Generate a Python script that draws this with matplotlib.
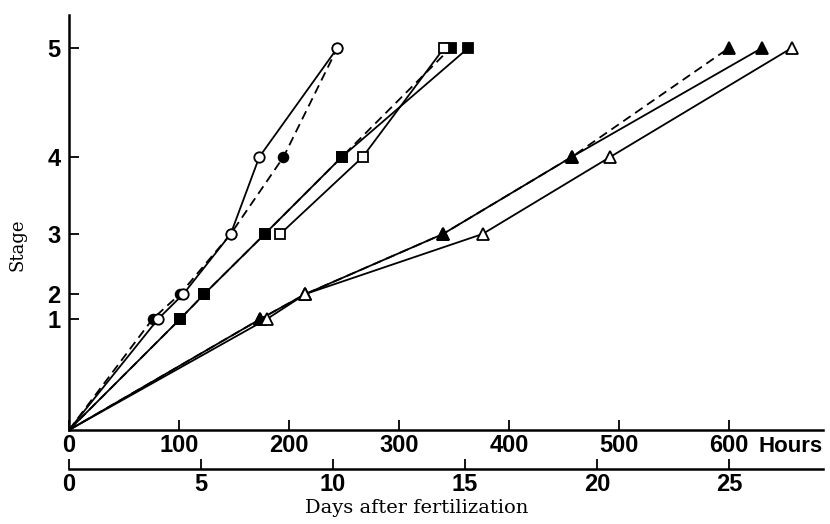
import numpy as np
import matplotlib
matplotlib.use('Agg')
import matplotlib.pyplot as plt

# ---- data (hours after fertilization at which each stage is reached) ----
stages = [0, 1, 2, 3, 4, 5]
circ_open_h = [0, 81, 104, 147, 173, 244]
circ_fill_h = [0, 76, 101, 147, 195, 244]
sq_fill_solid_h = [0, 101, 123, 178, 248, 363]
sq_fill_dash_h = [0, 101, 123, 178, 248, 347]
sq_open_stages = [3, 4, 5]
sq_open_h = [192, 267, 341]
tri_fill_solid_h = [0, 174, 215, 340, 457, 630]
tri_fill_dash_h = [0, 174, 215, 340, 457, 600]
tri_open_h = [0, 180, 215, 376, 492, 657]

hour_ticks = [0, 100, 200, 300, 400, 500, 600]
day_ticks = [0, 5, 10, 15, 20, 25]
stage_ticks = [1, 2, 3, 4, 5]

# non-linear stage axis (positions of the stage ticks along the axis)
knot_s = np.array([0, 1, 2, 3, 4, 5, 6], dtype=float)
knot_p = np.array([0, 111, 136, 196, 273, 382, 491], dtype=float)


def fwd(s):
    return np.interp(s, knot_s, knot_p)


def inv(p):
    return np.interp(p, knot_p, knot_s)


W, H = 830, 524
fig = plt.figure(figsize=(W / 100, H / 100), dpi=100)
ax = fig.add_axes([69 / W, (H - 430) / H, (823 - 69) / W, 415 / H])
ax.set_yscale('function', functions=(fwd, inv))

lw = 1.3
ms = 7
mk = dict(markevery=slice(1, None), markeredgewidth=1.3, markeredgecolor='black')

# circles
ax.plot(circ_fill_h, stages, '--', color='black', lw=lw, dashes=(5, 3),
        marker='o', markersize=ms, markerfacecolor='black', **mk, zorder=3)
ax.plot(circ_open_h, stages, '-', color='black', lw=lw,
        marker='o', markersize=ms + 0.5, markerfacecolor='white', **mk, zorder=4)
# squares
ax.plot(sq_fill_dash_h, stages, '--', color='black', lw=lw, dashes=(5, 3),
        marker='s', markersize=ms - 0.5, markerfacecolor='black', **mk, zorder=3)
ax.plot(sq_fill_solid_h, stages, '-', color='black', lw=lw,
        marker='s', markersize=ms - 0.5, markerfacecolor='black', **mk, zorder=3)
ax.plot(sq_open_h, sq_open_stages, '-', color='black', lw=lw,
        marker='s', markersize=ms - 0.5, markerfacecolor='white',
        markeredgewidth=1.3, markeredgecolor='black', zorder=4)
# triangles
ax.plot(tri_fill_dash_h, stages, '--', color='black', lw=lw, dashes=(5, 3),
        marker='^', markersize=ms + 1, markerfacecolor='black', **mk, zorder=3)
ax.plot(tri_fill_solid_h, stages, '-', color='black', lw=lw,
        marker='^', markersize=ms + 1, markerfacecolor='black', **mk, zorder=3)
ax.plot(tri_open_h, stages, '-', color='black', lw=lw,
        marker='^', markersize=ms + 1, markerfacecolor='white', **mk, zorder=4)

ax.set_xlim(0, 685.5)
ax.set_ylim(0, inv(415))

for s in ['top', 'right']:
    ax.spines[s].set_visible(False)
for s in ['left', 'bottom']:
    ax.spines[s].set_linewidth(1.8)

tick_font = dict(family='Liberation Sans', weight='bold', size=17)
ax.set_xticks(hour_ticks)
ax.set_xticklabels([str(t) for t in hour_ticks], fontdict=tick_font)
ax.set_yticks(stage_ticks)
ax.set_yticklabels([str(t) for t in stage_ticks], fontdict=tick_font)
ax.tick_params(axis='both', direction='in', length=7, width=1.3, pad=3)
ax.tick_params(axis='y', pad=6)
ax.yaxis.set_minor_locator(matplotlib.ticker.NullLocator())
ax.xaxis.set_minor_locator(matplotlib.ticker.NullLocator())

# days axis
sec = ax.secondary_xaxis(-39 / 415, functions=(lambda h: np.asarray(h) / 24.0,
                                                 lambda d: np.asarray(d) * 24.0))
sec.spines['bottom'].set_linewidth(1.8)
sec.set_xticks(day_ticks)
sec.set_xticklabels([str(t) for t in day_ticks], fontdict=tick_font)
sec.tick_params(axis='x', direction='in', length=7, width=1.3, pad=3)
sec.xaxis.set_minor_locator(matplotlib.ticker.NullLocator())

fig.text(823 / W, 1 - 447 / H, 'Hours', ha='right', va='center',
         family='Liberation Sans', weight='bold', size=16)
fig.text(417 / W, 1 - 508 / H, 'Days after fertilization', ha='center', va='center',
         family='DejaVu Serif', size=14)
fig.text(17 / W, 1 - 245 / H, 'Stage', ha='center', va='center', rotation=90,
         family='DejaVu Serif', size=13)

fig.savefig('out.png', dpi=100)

——

| Required work |
Starting at the top of the listing above, reproduce each line up to and including the one with "return np.interp(p, knot_p, knot_s)"; omit the pictures.

| Written reply |
Generate a Python script that draws this with matplotlib.
import numpy as np
import matplotlib
matplotlib.use('Agg')
import matplotlib.pyplot as plt

# ---- data (hours after fertilization at which each stage is reached) ----
stages = [0, 1, 2, 3, 4, 5]
circ_open_h = [0, 81, 104, 147, 173, 244]
circ_fill_h = [0, 76, 101, 147, 195, 244]
sq_fill_solid_h = [0, 101, 123, 178, 248, 363]
sq_fill_dash_h = [0, 101, 123, 178, 248, 347]
sq_open_stages = [3, 4, 5]
sq_open_h = [192, 267, 341]
tri_fill_solid_h = [0, 174, 215, 340, 457, 630]
tri_fill_dash_h = [0, 174, 215, 340, 457, 600]
tri_open_h = [0, 180, 215, 376, 492, 657]

hour_ticks = [0, 100, 200, 300, 400, 500, 600]
day_ticks = [0, 5, 10, 15, 20, 25]
stage_ticks = [1, 2, 3, 4, 5]

# non-linear stage axis (positions of the stage ticks along the axis)
knot_s = np.array([0, 1, 2, 3, 4, 5, 6], dtype=float)
knot_p = np.array([0, 111, 136, 196, 273, 382, 491], dtype=float)


def fwd(s):
    return np.interp(s, knot_s, knot_p)


def inv(p):
    return np.interp(p, knot_p, knot_s)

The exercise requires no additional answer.